You should contact your case manager. It is important to know that students with IEPs and 504 plans have extra protections in cases of school discipline. That’s true whether or not the IEP or 504 plan covers behavior issues. The general rule is a student with an IEP or a 504 plan can’t be suspended for more than 10 days in a school year without a manifestation determination meeting to decide if the behavior was related to the student’s disability. Your case manager must be advised by the building administration of each suspension. Consecutive or multiple suspensions which exhibit a pattern of behavior and exceed 10 school days, will require the scheduling of a manifestation determination meeting to discuss the nature of the suspensions. If the behavior is found to be related to the student’s disability, then the school is required to address the behavior and develop a plan for improvement through the IEP process.
What can parents do if they think a child has been misidentified as a classified/special education student?
The law protects children from being misidentified as special education students by requiring schools to use procedures that safeguard against misclassifying disabled students. It is useful that you are aware of the IDEA’s protections for parents and children.
You have the right to disagree with the school’s decisions concerning your child. In all cases where the family and school disagree, it is important for both sides to first discuss their concerns and try to reach consensus. If you still cannot agree with the school, you have the option of requesting to speak with the District’s director or supervisor of special services by calling (201) 833-5490. The law and its regulations include ways for parents and schools to resolve disagreements. You also have the right to refuse consent for initial provision of special education and related services, or to revoke all special education and related services for your child.
Can the school hold an IEP meeting without my participation as a parent?
All parents are an important and integral part of the IEP process and are encouraged to attend all meetings. However, the IDEA’s regulations allow the Child Study Team to hold the IEP meeting without you if they have tried repeatedly to contact you to attend a meeting. The school may use other methods to encourage your participation, including, individual conferences, or conference telephone calls. If, however, you still cannot attend or participate in the IEP meeting, the school may hold the IEP meeting without you. If the school does hold the meeting without you, it must keep you informed, via written notice, about the meeting and any decisions made at this meeting. The school must also ask for (and receive) your written permission before special education and related services may be provided to your child for the first time.
What if I disagree with the school about what is right for my child? What do I do?
You have the right to disagree with the school’s decisions concerning your child. In all cases where the family and school disagree, it is important for both sides to first discuss their concerns and try to reach consensus. If you still cannot agree with the school, you have the option of requesting to speak with the District’s director or supervisor of special services by calling (201) 833-5490. It’s also useful that you are aware of the IDEA’s protections for parents and children. The law and its regulations include ways for parents and schools to resolve disagreements. You also have the right to refuse consent for initial provision of special education and related services, or to revoke all special education and related services for your child.

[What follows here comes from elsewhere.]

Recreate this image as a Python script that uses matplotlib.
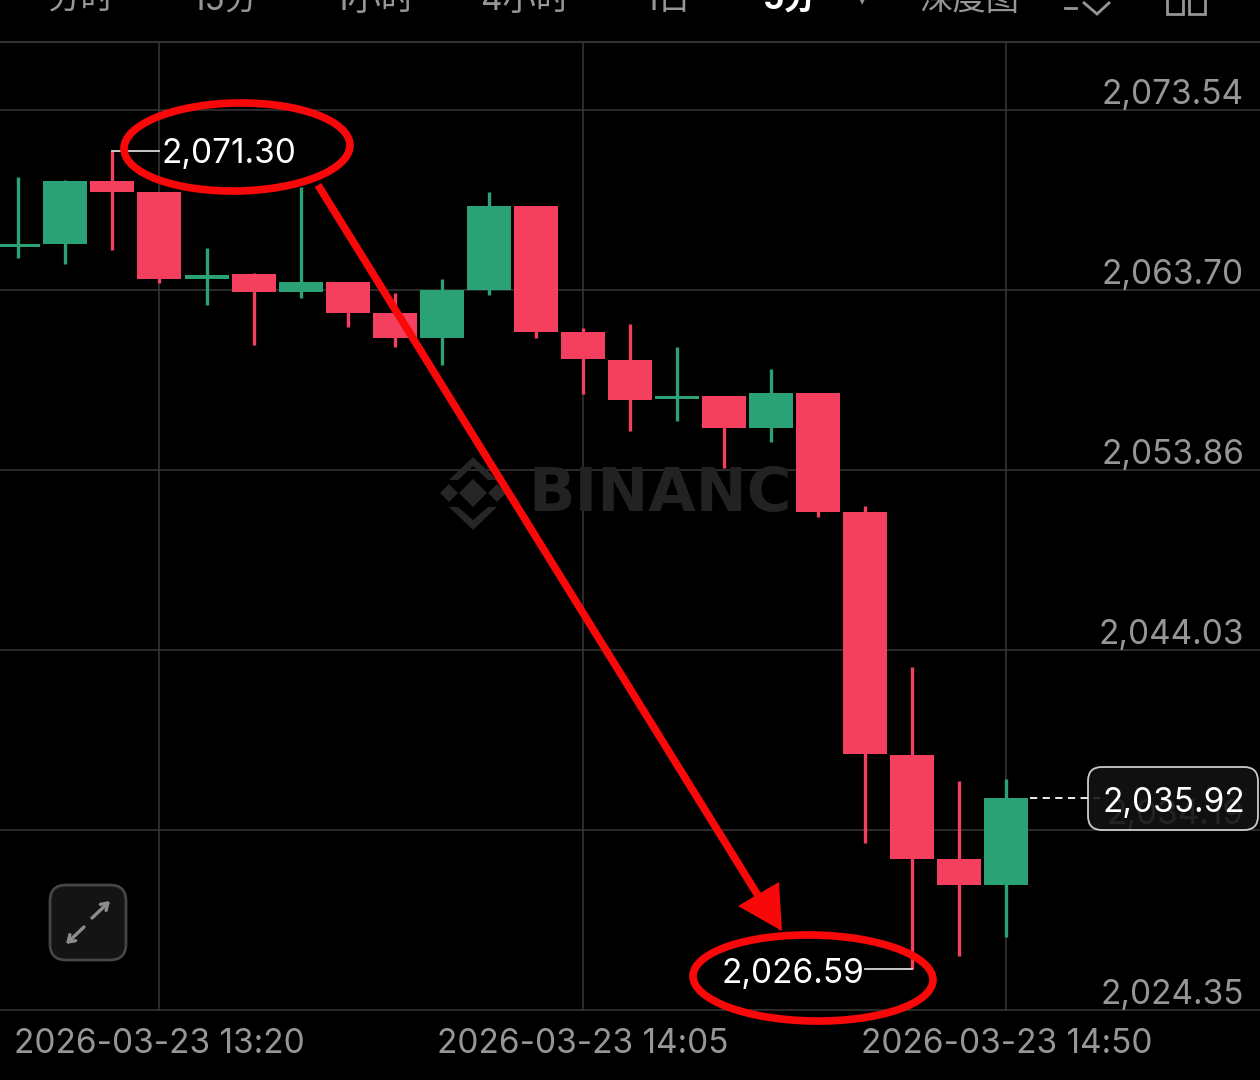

How do I know that special education services are working for my child?
You will receive quarterly progress reports toward the IEP goals and objectives and report cards. In addition, the Individuals with Disabilities Education Act (IDEA) requires the school to test and measure the yearly performance of students who are receiving special education and related services. Based on this progress, a student’s program is modified to address current needs. Students who are receiving special education and related services are also reevaluated every three years, or sooner if needed, to determine continued eligibility for special education and related services.